A Pitiful Outcome

Osmel Ramirez Alvarez

HAVANA TIMES — I have dealt with matters linked to the cooperative I belong to (CCS Desembarco del Granma, in Mayari) and farmers’ problems in some of my previous articles. However, in my latest article on the subject, entitled Nothing Resembles Cuba More than a Cooperative, I dealt with electoral fraud and accusations of corruption which have been made.

Lilise Ricardo Rodriguez, former ANAP (National Association of Small Farmers) representative at the CCS (Credit and Services Cooperative) filed the main complaint, listing 28 irregularities in a letter she sent to every authority. On May 23rd, a special meeting was held by the provincial and municipal ANAP with its members in order to give answers and make decisions.

It took them seven months to decide to intervene and it’s clear that they’ve only done this because other complaints have been made, demanding them to act; recently, there was a petition signed by many farmers who said their credits had been stolen.

The provincial ANAP’s legal representative chaired the meeting and owned the stage. He was the “judge and prosecutor” of the rigged trial for the cooperative’s management. If we compare corruption in the CSS with an iceberg, that’s only the tip above water-level, the rest (which is three times bigger) wasn’t touched. However, it was enough to lock up the economist and president. However, the legal representative, “a man of the law”, reduced violations with an argument that was hard to swallow: “That they didn’t keep a single cent for themselves”, that they only “acted badly.”

I will fill you in with just some of the irregularities that were tossed aside:

  • For five years (but only the last year was audited), they have been withdrawing money freely from the socio-cultural account (the members’ joint fund), violating established regulations, without getting members’ approval beforehand.
  • The money was mostly accounted for in tasks and expenses which aren’t authorized to receive payment from this account by law, and it’s hard to verify what it was used for exactly after such a long time.
  • The cooperative’s management used a contract with a building company to provide a service, a concrete slab for a private home it seems, costing 6,000 pesos, via a self-employed wine producer, which sells for 5 times the price on the street. They said it was an act of charity. However, it wasn’t approved at an Assembly like it should be, nor was it offered to a member, many of whom have housing problems.
  • The abovementioned wine producer has a thriving business, but without asking members at an assembly for their approval, which he is a member of, the president exempted him from paying 2% of the contribution we all have to make to the socio-cultural fund. This was also an act of charity, allegedly.
  • The president drew up a contract for her son as a guard, earning more than double her own salary, which is generally the highest. All of this was done without an assembly’s approval, as stipulated.

Several complaints were made about problems with credits, but the legal representative refused to discuss them at that time because, according to him, “they were still being assessed” and “would be resolved later”. He repeated that he was asking for the “president and economist’s definitive separation from their positions”, but at the same time, he continued to repeat that “they haven’t stolen anything, they haven’t put the cooperative in jeopardy.”

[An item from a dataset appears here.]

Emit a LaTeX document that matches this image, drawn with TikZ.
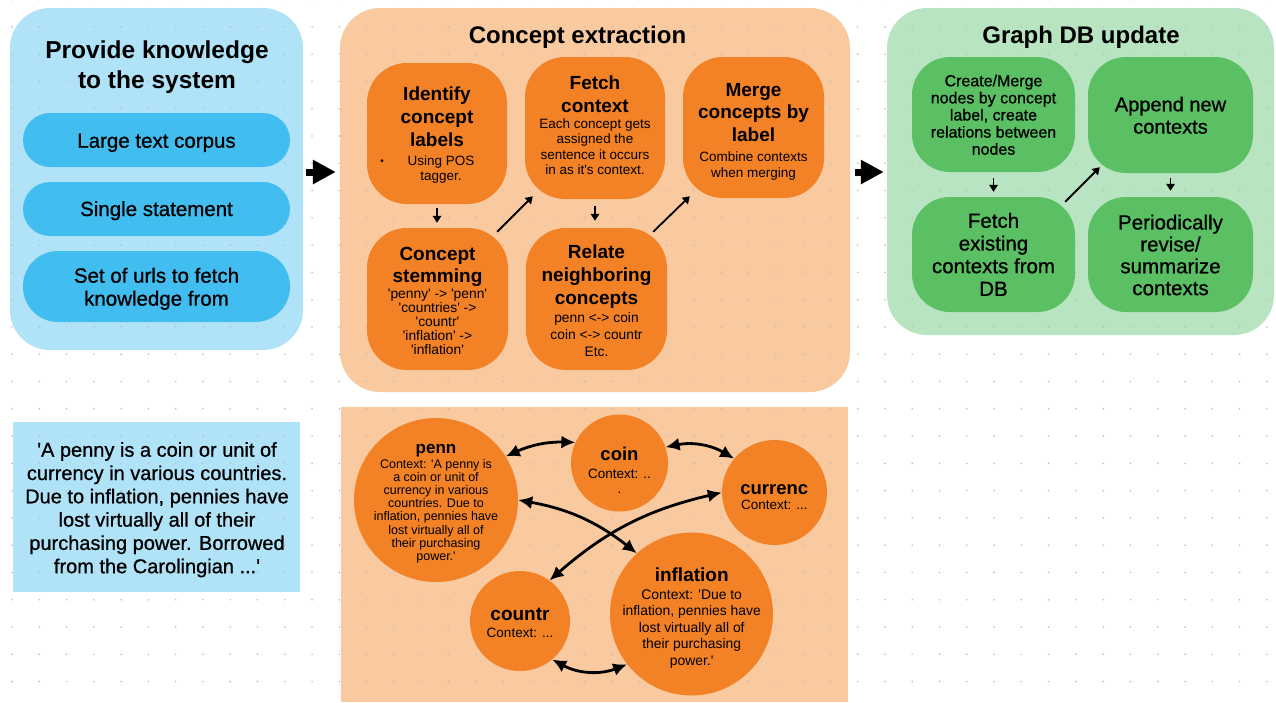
\documentclass[tikz,border=0pt]{standalone}
\usepackage{fontspec}
\setmainfont{Liberation Sans}
\newfontfamily\medfont{Liberation Sans}[FakeBold=0.8]
\usetikzlibrary{arrows.meta}
\definecolor{bluebg}{RGB}{176,226,248}
\definecolor{bluepill}{RGB}{66,189,240}
\definecolor{orangebg}{RGB}{249,201,160}
\definecolor{orangenode}{RGB}{242,130,37}
\definecolor{greenbg}{RGB}{185,228,193}
\definecolor{greennode}{RGB}{91,191,99}
\definecolor{dotc}{RGB}{190,190,190}
\newcommand\sq{\textquotesingle}
\newcommand\myB[2]{\bfseries\fontsize{#1}{#2}\selectfont}
\newcommand\myM[2]{\medfont\fontsize{#1}{#2}\selectfont}
\newcommand\myR[2]{\fontsize{#1}{#2}\selectfont}
\begin{document}
\begin{tikzpicture}[x=1pt,y=-1pt,
  cont/.style={rectangle, inner sep=0pt, draw=none, rounded corners=40pt},
  onode/.style={rectangle, inner sep=0pt, draw=none, fill=orangenode, rounded corners=40pt},
  gnode/.style={rectangle, inner sep=0pt, draw=none, fill=greennode, rounded corners=38pt},
  pill/.style={rectangle, inner sep=0pt, draw=none, fill=bluepill, minimum width=267pt},
  circ/.style={circle, inner sep=0pt, draw=none, fill=orangenode},
  txt/.style={inner sep=0pt, align=center, text=black},
  sarrow/.style={-{Triangle[length=7pt,width=8.5pt]}, line width=1.8pt},
  bigarrow/.style={-{Triangle[length=23pt,width=23pt]}, line width=7pt},
  carrow/.style={{Latex[length=14pt,width=13pt]}-{Latex[length=14pt,width=13pt]}, line width=2.8pt}
]
\useasboundingbox (0,0) rectangle (1276,702);
\fill[white] (0,0) rectangle (1276,702);

% containers
\node[cont, fill=bluebg, minimum width=293pt, minimum height=342pt] (blue) at (156.5,179) {};
\node[cont, fill=orangebg, minimum width=510pt, minimum height=384pt] (orange) at (595,200) {};
\node[cont, fill=greenbg, minimum width=387pt, minimum height=327pt] (green) at (1080.5,171.5) {};
\node[rectangle, inner sep=0pt, fill=bluebg, minimum width=287pt, minimum height=170pt] (qbox) at (156.5,507) {};
\node[rectangle, inner sep=0pt, fill=orangebg, minimum width=507pt, minimum height=295pt] (gbox) at (594.5,554.5) {};

% dot grid
\foreach \i in {0,...,46}{
  \foreach \j in {0,...,25}{
    \fill[dotc] ({12+27.28*\i},{-0.4+27.28*\j}) circle (0.9pt);
  }
}

% titles
\node[txt, anchor=north, font={\myB{24.5}{30}}] (provT) at (157,41) {Provide knowledge\\to the system};
\node[txt, anchor=base, font={\myB{24}{30}}] (concT) at (577.5,43.3) {Concept extraction};
\node[txt, anchor=base, font={\myB{24}{30}}] (graphT) at (1081,43.3) {Graph DB update};

% pills
\node[pill, minimum height=54pt, rounded corners=27pt] (p1) at (156.5,140) {};
\node[pill, minimum height=54pt, rounded corners=27pt] (p2) at (156.5,209) {};
\node[pill, minimum height=71pt, rounded corners=35pt] (p3) at (156.5,286.5) {};
\node[txt, anchor=base, font={\myM{20.5}{23}}] (p1T) at (156.5,147.7) {Large text corpus};
\node[txt, anchor=base, font={\myM{20.5}{23}}] (p2T) at (156.5,216) {Single statement};
\node[txt, anchor=north, font={\myM{20.5}{23}}] (p3T) at (156.5,267.6) {Set of urls to fetch\\knowledge from};

% concept extraction nodes
\node[onode, minimum width=140pt, minimum height=141pt] (ident) at (437,133.5) {};
\node[onode, minimum width=140pt, minimum height=142pt] (fetch) at (595,128) {};
\node[onode, minimum width=141pt, minimum height=141pt] (merge) at (753.5,127.5) {};
\node[onode, minimum width=141pt, minimum height=142pt] (stem) at (437.5,299) {};
\node[onode, minimum width=141pt, minimum height=142pt] (rel) at (596.5,299) {};

\node[txt, anchor=north, font={\myB{19}{23}}] (identT) at (437,87) {Identify\\concept\\labels};
\node[txt, font={\myR{10}{10}}] (identBul) at (382,162) {\textbullet};
\node[txt, anchor=north, font={\myR{13.5}{15.5}}] (identB) at (441,155.3) {Using POS\\tagger.};

\node[txt, anchor=north, font={\myB{19}{22.5}}] (fetchT) at (595,75.6) {Fetch\\context};
\node[txt, anchor=north, font={\myR{13.5}{15.3}}] (fetchB) at (595,118.6) {Each concept gets\\assigned the\\sentence it occurs\\in as it\sq s context.};

\node[txt, anchor=north, font={\myB{19}{22.5}}] (mergeT) at (753.5,83) {Merge\\concepts by\\label};
\node[txt, anchor=north, font={\myR{13.5}{16}}] (mergeB) at (753.5,151.3) {Combine contexts\\when merging};

\node[txt, anchor=north, font={\myB{19}{22.6}}] (stemT) at (437.5,246.7) {Concept\\stemming};
\node[txt, anchor=north, font={\myR{13.8}{14.2}}] (stemB) at (437.5,288.3) {\sq penny\sq{} -> \sq penn\sq\\\sq countries\sq{} ->\\\sq countr\sq\\\sq inflation\sq{} ->\\\sq inflation\sq};

\node[txt, anchor=north, font={\myB{19}{23}}] (relT) at (596.5,245) {Relate\\neighboring\\concepts};
\node[txt, anchor=north, font={\myR{13.8}{16.8}}] (relB) at (596.5,312.3) {penn <-> coin\\coin <-> countr\\Etc.};

% graph db nodes
\node[gnode, minimum width=163pt, minimum height=115pt] (create) at (993.5,114.5) {};
\node[gnode, minimum width=165pt, minimum height=116pt] (append) at (1170.5,115) {};
\node[gnode, minimum width=163pt, minimum height=115pt] (fetchdb) at (993.5,254.5) {};
\node[gnode, minimum width=165pt, minimum height=115pt] (period) at (1170.5,254.5) {};

\node[txt, anchor=north, font={\myM{16}{17.1}}] (createT) at (993.5,74.5) {Create/Merge\\nodes by concept\\label, create\\relations between\\nodes};
\node[txt, anchor=north, font={\myM{20}{22.3}}] (appendT) at (1170.5,96.6) {Append new\\contexts};
\node[txt, anchor=north, font={\myM{20.5}{22.7}}] (fetchdbT) at (993.5,212.7) {Fetch\\existing\\contexts from\\DB};
\node[txt, anchor=north, font={\myM{20.5}{21.9}}] (periodT) at (1170.5,214.4) {Periodically\\revise/\\summarize\\contexts};

% quote box text
\node[txt, anchor=north, font={\myM{20}{23.3}}] (quoteT) at (157,442) {\sq A penny is a coin or unit of\\currency in various countries.\\Due to inflation, pennies have\\lost virtually all of their\\purchasing power. Borrowed\\from the Carolingian ...\sq};

% circles
\node[circ, minimum size=164pt] (penn) at (436,500) {};
\node[circ, minimum size=97pt] (coin) at (619.5,463) {};
\node[circ, minimum size=105pt] (currenc) at (774.5,492.5) {};
\node[circ, minimum size=100pt] (countr) at (520,621) {};
\node[circ, minimum size=163pt] (infl) at (691.5,614) {};

\node[txt, anchor=base, font={\myB{17}{20}}] (pennT) at (436,453.3) {penn};
\node[txt, anchor=north, font={\myR{12.5}{13.1}}] (pennB) at (436,459.3) {Context: \sq A penny is\\a coin or unit of\\currency in various\\countries. Due to\\inflation, pennies have\\lost virtually all of\\their purchasing\\power.\sq};
\node[txt, anchor=base, font={\myB{18.5}{20}}] (coinT) at (619.5,460) {coin};
\node[txt, anchor=north, font={\myR{13.5}{15.7}}] (coinB) at (619.5,468.6) {Context: ..\\.};
\node[txt, anchor=base, font={\myB{18.5}{20}}] (currT) at (774.3,494.3) {currenc};
\node[txt, anchor=base, font={\myR{13.5}{16}}] (currB) at (774.3,509) {Context: ...};
\node[txt, anchor=base, font={\myB{19}{20}}] (countrT) at (520,620) {countr};
\node[txt, anchor=base, font={\myR{13.5}{16}}] (countrB) at (520,637.3) {Context: ...};
\node[txt, anchor=base, font={\myB{19}{20}}] (inflT) at (691.7,581.7) {inflation};
\node[txt, anchor=north, font={\myR{13.9}{16.5}}] (inflB) at (691.7,589.3) {Context: \sq Due to\\inflation, pennies have\\lost virtually all of\\their purchasing\\power.\sq};

% big arrows
\coordinate (arrowy) at (0,172);
\draw[bigarrow, shorten <=3pt, shorten >=4pt] (blue.east |- arrowy) -- (orange.west |- arrowy);
\draw[bigarrow, shorten <=5pt, shorten >=3pt] (orange.east |- arrowy) -- (green.west |- arrowy);

% small arrows
\draw[sarrow, shorten <=4pt, shorten >=5pt] (ident.south) -- (ident.south |- stem.north);
\draw[sarrow, shorten <=7pt, shorten >=7pt] (fetch.south) -- (fetch.south |- rel.north);
\draw[sarrow] ([xshift=-11pt,yshift=-4pt]stem.north east) -- ([xshift=8pt,yshift=3pt]fetch.south west);
\draw[sarrow] ([xshift=-14pt,yshift=-4pt]rel.north east) -- ([xshift=7pt,yshift=2pt]merge.south west);
\draw[sarrow, shorten <=6pt, shorten >=5pt] (create.south) -- (create.south |- fetchdb.north);
\draw[sarrow] ([xshift=-10pt,yshift=-5pt]fetchdb.north east) -- ([xshift=12pt,yshift=6pt]append.south west);
\draw[sarrow, shorten <=5pt, shorten >=6pt] (append.south) -- (append.south |- period.north);

% circle arrows
\draw[carrow] (penn.32) to[bend left=13] (coin.155);
\draw[carrow] (coin.19) to[bend left=21] (currenc.140);
\draw[carrow] (penn.0) to[bend left=14] (infl.132);
\draw[carrow] (currenc.180) to[bend right=14] (countr.54);
\draw[carrow] (countr.-50) to[bend right=25] (infl.218);
\end{tikzpicture}
\end{document}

Three or four farmers, the president’s friends who were clearly prepped well in advance to ask to speak first, tried to reduce the severity of the crimes committed. They said things like: “They made mistakes because they were unaware,” “they needed more experience,” “you can’t ruin people and forget all the good they have done.” The objective was to sway the room and neutralize the audience.

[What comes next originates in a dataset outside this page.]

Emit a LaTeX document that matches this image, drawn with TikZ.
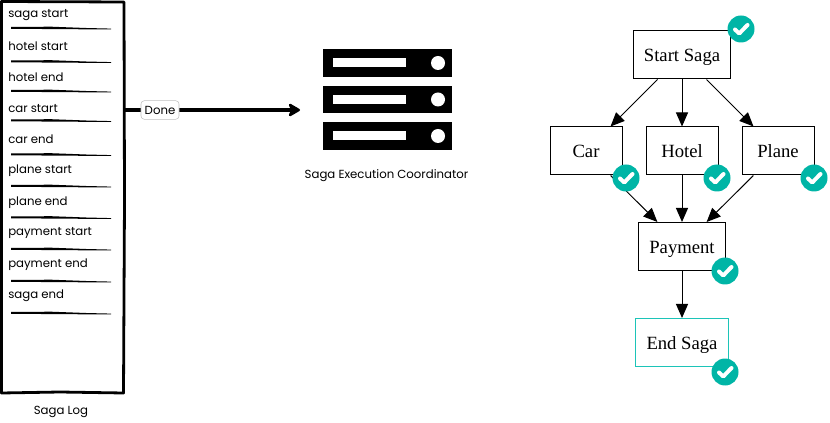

You would think that the provincial and municipal ANAP political administration, as well as the legal representative, all of whom are Communist Party members with a great deal of political training, would leave behind their conformist stance with corruption and explain just how serious these errors were, which are rather punishable crimes. But, that wasn’t the case.

It seemed like an orchestrated plot. They consented and the vote was 24 in favor and 30 against. The sentence was the shortest possible: 6 months stripped of their positions. The People’s Council president, who was present, asked to speak first but by the time she was finally given the floor, seeing the way things were going, she decided not to say anything and left outraged. She receives many complaints from the cooperative on a daily basis and she knows how badly it operates.

It has been a long struggle for a group of farmers against corruption. There were some farmers who stopped and bravely spoke their minds, asking for them to be released from their duties definitively. In the face of this conspiracy, others said: “If you claim that you haven’t stolen anything, then tell us where the money is.”

It has been a very interesting show, but getting them to this point was a huge victory against corruption, after seven months of trying “to pass the buck.” Both the local government as well as those who were wronged the most, presented their complaints to the District Attorney’s Office in Mayari and they are waiting for a hearing.

Let’s see if they finally investigate the problem once and for all and that the truth comes out. It is still unknown whether Lilise, the plaintiff, will recover her position, which she lost because she wouldn’t go along with the corrupt.

One thought on “A Pitiful Outcome

  • An excellent article which demonstrates that the Communist Party of Cuba minions cannot be guilty of corruption in the eyes of the dictatorship, for the Constitution is on their side.

    As demonstrated, power corrupts and the absolute power of the PCC corrupts absolutely.